Though we can never know the history of man's origin, the lives of the child and of the wild man help us to understand something of the order of racial development. All the higher mental faculties grow in the child as they grew in the race—out of impulse, instinct, feeling; and from infancy to maturity we recapitulate mentally and physically the early human-making stages, short circuiting in twenty years the race-process.

The life of physical activity that the child leads develops and coordinates the brain and the muscular system. In this way the great motor functions are organized in the brain and become part of the physical basis of mind.

The older education that trained the intellect exclusively, without reference to the practical demands of life or the needs of the body, was inadequate in that it ignored the law of thinking and doing. It is true that there is much to its credit, as many fine spirits have testified. They at least survived it.
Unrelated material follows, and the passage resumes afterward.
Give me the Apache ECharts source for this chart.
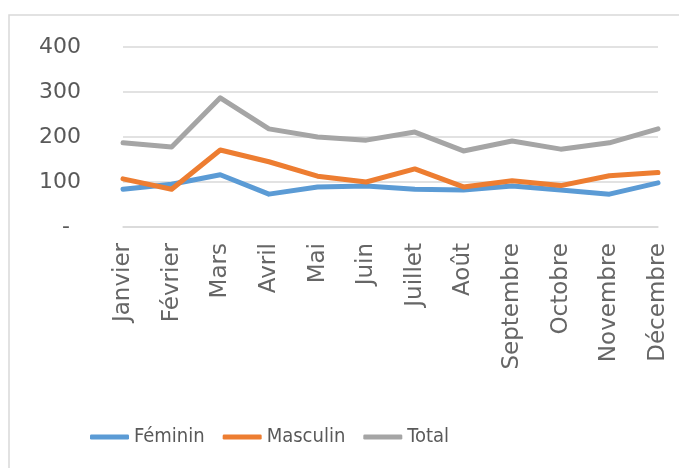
<!DOCTYPE html>
<html>
<head>
<meta charset="utf-8">
<script src="https://cdn.jsdelivr.net/npm/echarts@6/dist/echarts.min.js"></script>
<style>
  html, body { margin: 0; padding: 0; background: #fff; }
  #chart { width: 679px; height: 468px; }
</style>
</head>
<body>
<div id="chart"></div>
<script>
  const months = ['Janvier', 'Février', 'Mars', 'Avril', 'Mai', 'Juin', 'Juillet', 'Août', 'Septembre', 'Octobre', 'Novembre', 'Décembre'];
  const feminin = [84, 95, 116, 73, 89, 91, 84, 82, 91, 82, 73, 98];
  const masculin = [107, 84, 171, 145, 113, 100, 129, 89, 103, 92, 114, 121];
  const total = [187, 178, 287, 218, 200, 193, 211, 169, 191, 173, 187, 218];

  const chart = echarts.init(document.getElementById('chart'));

  const lineSeries = (name, data, color) => ({
    name,
    type: 'line',
    data,
    symbol: 'none',
    lineStyle: { width: 5, color, cap: 'round', join: 'round' },
    itemStyle: { color },
  });

  chart.setOption({
    animation: false,
    color: ['#5B9BD5', '#ED7D31', '#A5A5A5'],
    graphic: [
      {
        type: 'polyline',
        shape: { points: [[9, 468], [9, 15], [679, 15]] },
        style: { stroke: '#d9d9d9', lineWidth: 1.5, fill: null },
        silent: true,
      },
    ],
    grid: { left: 123, right: 21, top: 47, bottom: 241 },
    legend: {
      left: 85,
      top: 422,
      itemWidth: 39,
      itemHeight: 5,
      itemGap: 18,
      icon: 'roundRect',
      textStyle: {
        fontFamily: '"Liberation Sans Narrow", "DejaVu Sans Condensed", sans-serif',
        fontSize: 20,
        color: '#595959',
      },
      data: ['Féminin', 'Masculin', 'Total'],
    },
    xAxis: {
      type: 'category',
      data: months,
      boundaryGap: false,
      axisLine: { lineStyle: { color: '#d9d9d9', width: 1.5 } },
      axisTick: { show: false },
      axisLabel: {
        rotate: 90,
        margin: 16,
        interval: 0,
        color: '#666666',
        fontFamily: '"DejaVu Sans", sans-serif',
        fontSize: 23,
      },
    },
    yAxis: {
      type: 'value',
      min: 0,
      max: 400,
      interval: 100,
      axisLine: { show: false },
      axisTick: { show: false },
      splitLine: { lineStyle: { color: '#d9d9d9', width: 1.5 } },
      axisLabel: {
        margin: 42,
        color: '#595959',
        fontFamily: '"DejaVu Sans", sans-serif',
        fontSize: 22,
        formatter: (v) => (v === 0 ? '{d|-}' : String(v)),
        rich: {
          d: { color: '#595959', fontSize: 22, fontFamily: '"DejaVu Sans", sans-serif', padding: [0, 11, 0, 0] },
        },
      },
    },
    series: [
      lineSeries('Féminin', feminin, '#5B9BD5'),
      lineSeries('Masculin', masculin, '#ED7D31'),
      lineSeries('Total', total, '#A5A5A5'),
    ],
  });

  window.addEventListener('resize', () => chart.resize());
</script>
</body>
</html>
Stanley Hall says "we think in terms of muscular movement," and this expresses the most important single fact in the mature mentality. That the mind is largely constituted of memories of muscular movements is basic in development.

The muscles are the special organs of volition, the one part of the body that the mind can directly command and act on. The muscles are preeminently the mind's instruments, the visible and moving part of its machinery. They are thought carriers, and during the growth period their functional activities are organized into the mental life. This is why "we think in terms of muscular movement," and why muscular training supplies a natural need of the developing mind.